Released: 2016, Demonstealer Records
Reviewer: Peter Atkinson
Known, at least in underground circles, as the band leader of India's Demonic Resurrection and Reptilian Death, guitarist/frontman Sahil “Demonstealer” Makhija turns his attention once again to what has been the one-man project that bears his nickname. The second Demonstealer album arrives eight years after the first, but this time Makhija got some high-profile help on the effort with Demonic/Reptilian bandmate Ashwin Shriyan playing bass and Nile's human tornado George Kollias providing the drums.

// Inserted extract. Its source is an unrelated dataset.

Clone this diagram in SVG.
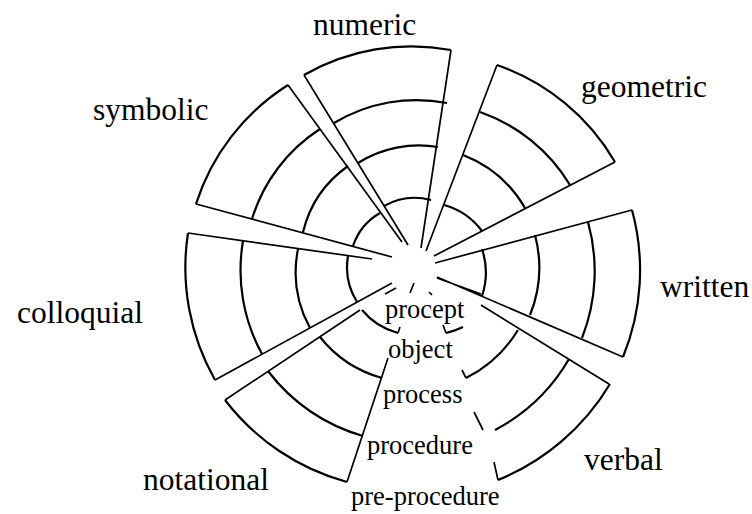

This Burden Is Mine is a sprawling, multi-faceted album that goes well beyond the technical death metal one might rightly expect given the personnel involved and their histories. “How The Mighty Have Fallen” makes this apparent from the get-go, transforming midway through from the death metal inferno it begins as into an ethereal chill of keyboards and Ozzy-like clean vocals before switching back to finish off in a fury. It's a dramatic about-face, to be sure, and it proves to be no fluke.
“Mighty” is followed by “An Unforgiving Truth,” which flips the formula, this time opening with an almost Fates Warning-like prog gentility of restrained guitar shimmer and rich harmonies then blasting off on Kollias' strafing drums and Makhija's suddenly and suitably demonic roar. Things keep hopscotching back and forth like this to one degree or another over the rest of Burden's 50-some minutes.
“When The Hope Withers And Dies” and the dynamite finale “From Rubble To Ruin” are more trademark tech-death, yet still are punctuated by soaring clean passages and lithe jazzy/proggy leads. The title track and “Frail Fallible” circle back to “An Unforgiving Truth” and slowly build and devolve, taking something serene and morphing it into something more feral. “The Failures of Man” introduces an air of doom and dread to the mix before it, too, gets turned upside down.
Every track here is a mini-epic unto itself as Makhija seemingly empties his quiver of musical ambitions – that there's no orchestration here is somewhat astonishing, but there's really no room left for it. This Burden Is Mine is an ambitious, challenging work that gives “extremity” and extreme makeover. And while the near constant Jekyll-and-Hyde vocalizing – with a surprising amount of cleans - myriad time changes and sudden tangents can sometimes conspire to make things hard to follow or steal the momentum from a good groove, at least Makhija is willing to take some chances and assume the risk.